National Consumer Law Center Advocates Urge HUD to Take Immediate Action to Reduce Foreclosures on Widows and Widowers of Reverse Mortgage Borrowers

FOR IMMEDIATE RELEASE: November 27, 2018

National Consumer Law Center: Jan Kruse (jkruse@nclc.org), (617) 542-8010

Washington, D.C. — Reverse mortgages are intended to help elders age in their homes. Yet, across the country, widows and widowers are losing their homes because of the U.S. Department of Housing and Urban Development (HUD)’s failure to prevent foreclosures on reverse mortgages that their now-deceased spouses previously obtained. Advocates at the National Consumer Law Center today issued a new report showing the harm that HUD’s practice causes to widows and widowers, and urging HUD to take immediate action to better inform reverse mortgage borrowers and their spouses about options to avoid foreclosure on a non-borrowing spouse, remove arbitrary and unrealistic deadlines for lenders to elect to participate in the program, and ensure that the program can work effectively to help non-borrowing spouses stay in their homes.

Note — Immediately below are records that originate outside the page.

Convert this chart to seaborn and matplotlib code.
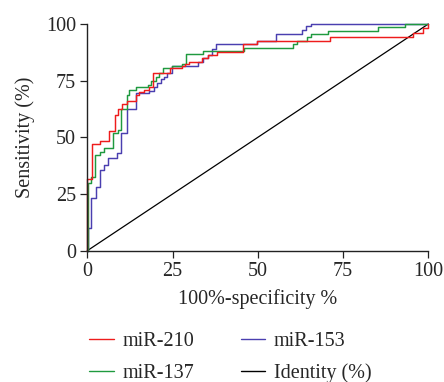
import matplotlib
matplotlib.use("Agg")
import matplotlib.pyplot as plt
import seaborn as sns
import pandas as pd
from matplotlib.lines import Line2D

# ---- data ----
red_x = [0, 0, 1.4, 3.7, 6.4, 8.0, 9.0, 10.3, 11.5, 14.2, 15.2, 16.6, 18.1, 19.4,
         24.3, 27.7, 28.6, 29.9, 33.5, 35.5, 37.9, 45.7, 49.9, 71.2, 95.6, 98.4, 100]
red_y = [0, 31.6, 46.9, 48.5, 52.9, 59.8, 62.6, 64.5, 66.2, 68.7, 69.9, 70.9, 72.1, 78.3,
         80.5, 81.6, 82.5, 83.4, 84.9, 86.3, 87.8, 91.2, 92.6, 94.4, 96.0, 98.1, 100]

blue_x = [0, 0.2, 1.2, 2.5, 3.7, 4.9, 6.2, 8.6, 10.0, 11.5, 14.2, 18.1, 19.6, 20.4,
          21.5, 22.4, 23.5, 24.7, 32.6, 34.0, 35.5, 36.5, 37.7, 49.9, 55.3, 62.9,
          64.1, 65.6, 100]
blue_y = [0, 9.9, 23.1, 28.2, 35.6, 37.8, 40.8, 43.0, 51.8, 62.6, 69.4, 70.6, 72.1, 74.1,
          75.6, 76.8, 78.5, 81.5, 83.2, 84.8, 86.5, 89.0, 91.2, 92.6, 95.6, 97.5,
          99.0, 100, 100]

green_x = [0, 0.2, 1.2, 2.4, 3.7, 4.9, 7.6, 9.0, 10.0, 11.5, 12.2, 14.2, 17.8, 18.6,
           20.0, 21.0, 22.1, 24.7, 27.8, 28.9, 34.0, 45.9, 60.2, 61.4, 64.3, 65.6,
           70.7, 85.3, 93.2, 100]
green_y = [0, 29.9, 32.5, 42.2, 43.7, 45.5, 52.0, 53.2, 62.5, 68.7, 70.7, 72.1, 73.1, 75.0,
           76.5, 78.3, 80.5, 81.6, 82.5, 86.8, 88.1, 89.3, 91.2, 92.6, 94.1, 95.6,
           97.1, 98.6, 100, 100]

identity_x = [0, 100]
identity_y = [0, 100]

ticks = [0, 25, 50, 75, 100]
labels = ["miR-210", "miR-137", "miR-153", "Identity (%)"]

C_RED = "#ee1c1c"
C_BLUE = "#4a3fb0"
C_GREEN = "#1f9a3f"
C_BLACK = "#000000"

sns.set_style("ticks")
plt.rcParams["font.family"] = ["Liberation Serif", "DejaVu Serif"]
plt.rcParams["font.size"] = 14.5

fig = plt.figure(figsize=(4.44, 3.82), dpi=100)
ax = fig.add_axes([87.3 / 444, 1 - 250.7 / 382, (428.3 - 87.3) / 444, (250.7 - 24) / 382])

lw = 1.05
sns.lineplot(x=identity_x, y=identity_y, ax=ax, color=C_BLACK, lw=0.9,
             estimator=None, sort=False, clip_on=False)
sns.lineplot(x=blue_x, y=blue_y, ax=ax, color=C_BLUE, lw=lw, drawstyle="steps-post",
             estimator=None, sort=False, clip_on=False)
sns.lineplot(x=green_x, y=green_y, ax=ax, color=C_GREEN, lw=lw, drawstyle="steps-post",
             estimator=None, sort=False, clip_on=False)
sns.lineplot(x=red_x, y=red_y, ax=ax, color=C_RED, lw=lw, drawstyle="steps-post",
             estimator=None, sort=False, clip_on=False)

ax.set_xlim(0, 100)
ax.set_ylim(0, 100)
ax.set_xticks(ticks)
ax.set_yticks(ticks)
ax.set_xticklabels([str(t) for t in ticks])
ax.set_yticklabels([str(t) for t in ticks])
ax.tick_params(axis="both", direction="out", length=5.2, width=0.9, labelsize=14.5,
               color="#222222", pad=3)
sns.despine(ax=ax)
for s in ("left", "bottom"):
    ax.spines[s].set_linewidth(1.0)
    ax.spines[s].set_color("#222222")

ax.set_xlabel("100%-specificity %", fontsize=14.5, labelpad=6)
ax.set_ylabel("Sensitivity (%)", fontsize=14.5, labelpad=8)

handles = [Line2D([], [], color=C_RED, lw=1.0),
           Line2D([], [], color=C_GREEN, lw=1.0),
           Line2D([], [], color=C_BLUE, lw=1.0),
           Line2D([], [], color=C_BLACK, lw=1.0)]
fig.legend(handles, labels, ncol=2, loc="center", bbox_to_anchor=(0.519, 0.064),
           frameon=False, fontsize=14.5, handlelength=1.2, handletextpad=0.45,
           columnspacing=2.3, labelspacing=0.62, borderpad=0, borderaxespad=0)

fig.savefig("out.png", dpi=100)
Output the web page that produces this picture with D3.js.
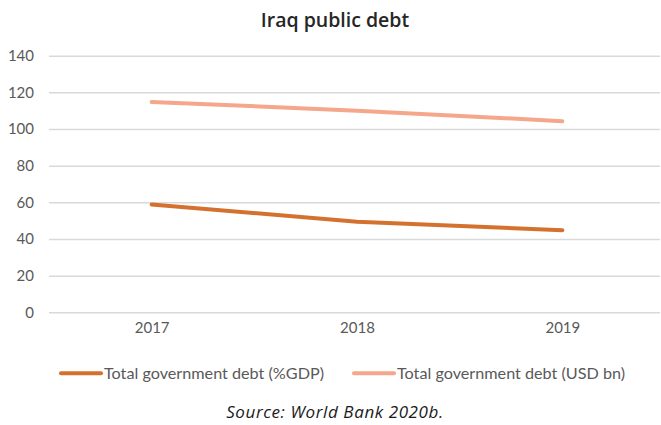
<!DOCTYPE html>
<html>
<head>
<meta charset="utf-8">
<script src="https://cdn.jsdelivr.net/npm/d3@7"></script>
<style>
  html, body { margin: 0; padding: 0; background: #fff; }
  svg { display: block; }
</style>
</head>
<body>
<svg id="chart" width="661" height="425"></svg>
<script>
// Iraq public debt, 2017–2019
const years = ["2017", "2018", "2019"];
const debtPctGdp = [58.8, 49.4, 44.8];
const debtUsdBn = [114.8, 110.0, 104.3];
const yTicks = [0, 20, 40, 60, 80, 100, 120, 140];
const seriesNames = ["Total government debt (%GDP)", "Total government debt (USD bn)"];
const seriesColors = ["#d5712e", "#f4a78a"];

const svg = d3.select("#chart");
const labelFont = "Lato, 'Open Sans', sans-serif";
const headFont = "'Open Sans', Lato, sans-serif";

const x = d3.scalePoint().domain(years).range([49, 665]).padding(0.5);
const y = d3.scaleLinear().domain([0, 140]).range([312.3, 55.7]);

// title
svg.append("text")
  .attr("x", 335).attr("y", 26.5)
  .attr("text-anchor", "middle")
  .style("font-family", headFont)
  .style("font-weight", 600)
  .style("font-size", "19.5px")
  .style("fill", "#262626")
  .text("Iraq public debt");

// horizontal gridlines + value labels
const yAxis = d3.axisLeft(y).tickValues(yTicks).tickSize(-611).tickPadding(15);
const gy = svg.append("g").attr("transform", "translate(49,0)").call(yAxis);
gy.select(".domain").remove();
gy.selectAll(".tick line").attr("stroke", "#d9d9d9").attr("stroke-width", 1.5);
gy.selectAll(".tick text")
  .style("font-family", labelFont)
  .style("font-size", "15px")
  .style("fill", "#595959");

// category labels
const xAxis = d3.axisBottom(x).tickSize(0).tickPadding(0);
const gx = svg.append("g").attr("transform", "translate(0,322)").call(xAxis);
gx.select(".domain").remove();
gx.selectAll(".tick text")
  .attr("dy", "0.71em")
  .style("font-family", labelFont)
  .style("font-size", "15px")
  .style("fill", "#595959");

// lines
const line = d3.line().x((d, i) => x(years[i])).y(d => y(d));
[debtUsdBn, debtPctGdp].forEach((vals, k) => {
  const color = k === 0 ? seriesColors[1] : seriesColors[0];
  svg.append("path")
    .datum(vals)
    .attr("d", line)
    .attr("fill", "none")
    .attr("stroke", color)
    .attr("stroke-width", 4)
    .attr("stroke-linecap", "round")
    .attr("stroke-linejoin", "round");
});

// legend
const legendX = [61, 354];
seriesNames.forEach((name, i) => {
  const g = svg.append("g").attr("transform", `translate(${legendX[i]},373.3)`);
  g.append("line")
    .attr("x1", 0).attr("x2", 40)
    .attr("stroke", seriesColors[i])
    .attr("stroke-width", 4)
    .attr("stroke-linecap", "round");
  g.append("text")
    .attr("x", 43).attr("dy", "0.35em")
    .style("font-family", labelFont)
    .style("font-size", "16.2px")
    .style("fill", "#595959")
    .text(name);
});

// source note
svg.append("text")
  .attr("x", 335).attr("y", 418)
  .attr("text-anchor", "middle")
  .style("font-family", headFont)
  .style("font-style", "italic")
  .style("font-size", "17px")
  .style("letter-spacing", "0.6px")
  .style("fill", "#1a1a1a")
  .text("Source: World Bank 2020b.");
</script>
</body>
</html>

“Failing to take reasonable steps to protect widows and widowers from a foreclosure risk caused by HUD’s own unlawful regulation is not only unjust, it’s bad policy,” said Sarah Mancini, an attorney with the National Consumer Law Center. “A significant number of older homeowners now face the loss of their homes as well as their community support networks due to HUD’s harsh deadlines and a lack of information.”

Reverse mortgage loans are designed to make it easier for older homeowners to age in place by allowing them to borrow against the equity in the home without the risk of displacement. The proceeds of a reverse mortgage can be taken as a lump sum, a line of credit, or a stream of monthly payments. So long as the borrower continues to occupy the home as his or her principal residence, the borrower must pay property taxes and the homeowner’s insurance premium, but need not make payments of principal or interest on the loan. Unlike most mortgages, where the balance goes down over time, with a reverse mortgage the loan balance grows over time as the interest is added to the principal balance (hence the name “reverse” mortgage). The full loan balance becomes due and payable upon a triggering event – in most cases, the death of the last remaining borrower.

Congress specified that HUD could only insure loans that protected both the homeowner and any spouse from displacement. However, despite this requirement, HUD issued regulations that required lenders to use form loan documents that made the loans due and payable upon the death of the borrower – ignoring any spouse who was not included as a borrower on the loan. This created an incentive for some lenders and mortgage brokers to encourage married couples to leave the younger spouse off the loan. Most couples who opted to take out a reverse mortgage in the name of only one of the spouses had no idea that the non-borrowing spouse would face foreclosure and eviction because the loan would become due and payable upon the death of the borrowing spouse.

In response to litigation, HUD changed its regulations for new reverse mortgages issued after August 2014, but pre-2014 loans still go into foreclosure unless the surviving spouse can take critical steps within a very short time after the death of the borrowing spouse. The surviving spouses are often unaware of the significant substantive requirements and short deadlines, and may be overwhelmed by the many demands they face after losing a loved one.

“HUD should require servicers to regularly inform borrowers and their spouses of the proper procedures to remain in their homes,” said Mancini. “Right now, too many spouses have no idea that options exist until it is too late.”

NCLC attorneys recommend the following changes in order to make assistance for reverse mortgage borrowers more accessible and viable for non-borrowing spouses.

  • HUD should remove unnecessary deadlines for the program or, at a minimum, provide waivers of deadlines in appropriate cases.
  • HUD should require servicers to communicate clearly with borrowers and non-borrowing spouses about the program and steps needed to qualify for the program, beginning, even before the borrower’s death.
  • HUD should allow additional time for non-borrowing spouses to cure a default on property taxes or insurance when spouses are actively attempting to repay these charges or are eligible for help through an assistance program such as a Hardest Hit Funds program.
  • HUD should require servicers to communicate with non-borrowing spouses at every step of the process, and HUD’s Servicing Center should provide accurate, up to date information to any non-borrowing spouse who makes an inquiry about the status of an application for the program.
  • HUD should expand the program to include non-borrowing spouses who want to remain in the home when the borrowing spouse is still living but has moved out permanently, for example due to health reasons.